Devletin milletlerarası mali ve iktisadi münasebetlerinde Bankaya, Hükümetin mali ajanlığı verilebilir. Banka, her nevi Devlet iç borçlanma senetlerinin mali servisini, özel kanunlara veya bunlara dayanan kararlara göre kambiyo denetlemesini ve dış ticaret rejimi tatbikatını veya benzeri işlemleri yapmakla görevlendirilebilir. Bu sıfatla yaptığı işlemlerden dolayı üçüncü şahıslar tarafından Bankaya sorumluluk tevcih edilemez.


#17

SORU:

TCMB'nin teşkilat ve organları nelerdir?


CEVAP:
  • Genel Kurul ve Banka Meclisi

  • Para Politikası Kurulu

  • Denetleme Kurulu

  • Başkanlık (Guvernörlük)

  • Yönetim Komitesi


#18

SORU:

TCMB Para Politikası Kurulu'nun görev ve yetkileri nelerdir?


CEVAP:
  • Fiyat istikrarını sağlamak amacıyla para politikası ilke ve stratejilerinin belirlenmesi,

  • Para politikası stratejisi çerçevesinde Hükümetle birlikte enflasyon hedefinin belirlenmesi,

  • Para politikası hedefleri ve uygulamaları konusunda belirli dönemler itibarıyla raporlar hazırlayarak Hükümetin ve belirleyeceği esaslar doğrultusunda kamuoyunun bilgilendirilmesi,

  • Hükümetle birlikte Türk Lirasının iç ve dış değerini korumak için gerekli tedbirlerin alınması ve yabancı paralar ile altın karşısındaki muadeletini tespit etmeye yönelik kur rejiminin belirlenmesidir.


#19

SORU:

Ticaret bankalarının fon kaynakları nelerdir?


CEVAP:
  • Öz kaynaklar: Ödenmiş sermaye, kanuni ve ihtiyari yedek akçeler, yeniden değerleme fonları, değerleme farkları ve zararları.

  • Mevduatlar: Vade, mevduat sahibi, hesap sahibinin niteliği, yatırılan paranın türü ve mevduatın bulunduğu ülke bakımından ayrıma tabi tutulabilir.

  • Kısa vadeli borçlar ve menkul kıymet ihracı: Yurt içi ve yurt dışı bankalardan ya da diğer kuruluşlardan ve merkez bankalarından borçlanmak mümkündür.

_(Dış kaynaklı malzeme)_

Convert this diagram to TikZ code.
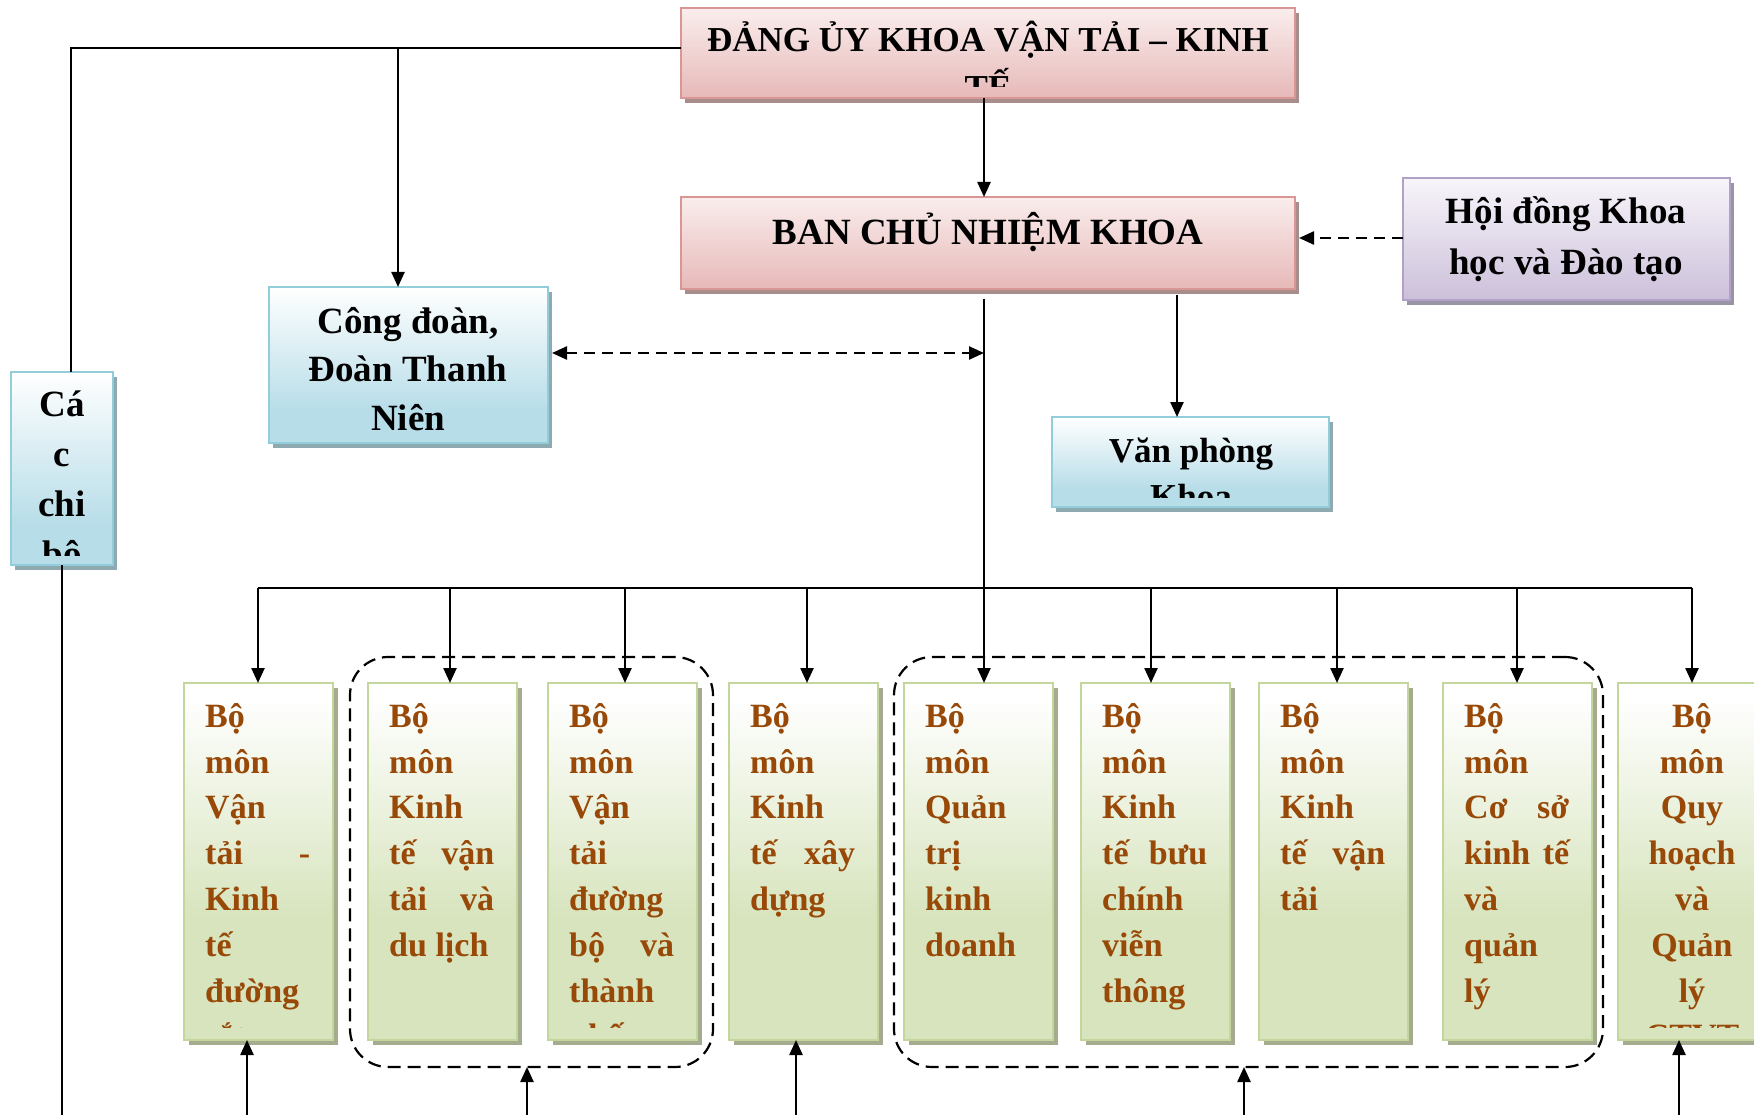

  • Hizmet karşılığı sağlanan diğer fonlar: Kiralık kasalar, havale işlemleri, hediye çekleri, seyahat çekleri, kupon tahsili, senet ve tahvil ödemesi, fatura tahsili ve ödemesi gibi.


#20

SORU:

Ticari bankalar ile katılım bankalarının fon kaynakları ve fon toplama yöntemleri bakımından farkları nedir?


CEVAP:

Katılım bankalarının fon kaynakları ve fon toplama yöntemleri ticari bankalarınkinden farklıdır. Buna göre, bu bankalar fon arz etme niyetinde olan aktörlere, faiz yerine kâr-zarar ortaklığına dayalı bir sözleşme önerirler. Dolayısıyla, topladıkları fonlar diğer bankalardaki mevduat hesaplarına benzese de, onlarda olduğu gibi önceden belli bir faiz oranı vaat edemezler. Dönem sonunda piyasada geçerli getiri oranlarına yakın bir kâr payı verirler. Topladıkları fonlar; vadesiz ise özel cari hesaplar, vadeli ise kâr ve zarara katılma hesapları olarak kaydedilir. Ayrıca, diğer ticari bankalarda olduğu gibi kısa vadeli her türden borçlanma işlemine giremezler. Zira faiz cinsinden bir borç kaynağı kullanmaları mümkün değildir.


#21

SORU:

Bir kredi müşterisinin hangi özellikleri taşıması gerekir?


CEVAP:
  • Kredi müşterisi gerçek veya tüzel kişiliğe sahip olmalıdır,

  • Kredi müşterisi güvenilir ve itibar sahibi olmalıdır,

  • Kredi müşterisi fon ihtiyacı olan bir iktisadi birim olmalıdır,

  • Kredi müşterisi bir hali hazırda bir gelire sahip olmalıdır,

  • Kredi müşterisi kullandığı krediyi faizi ile birlikte geri ödeyeceğini taahhüt etmeli ve bunu gerçekleştirmelidir.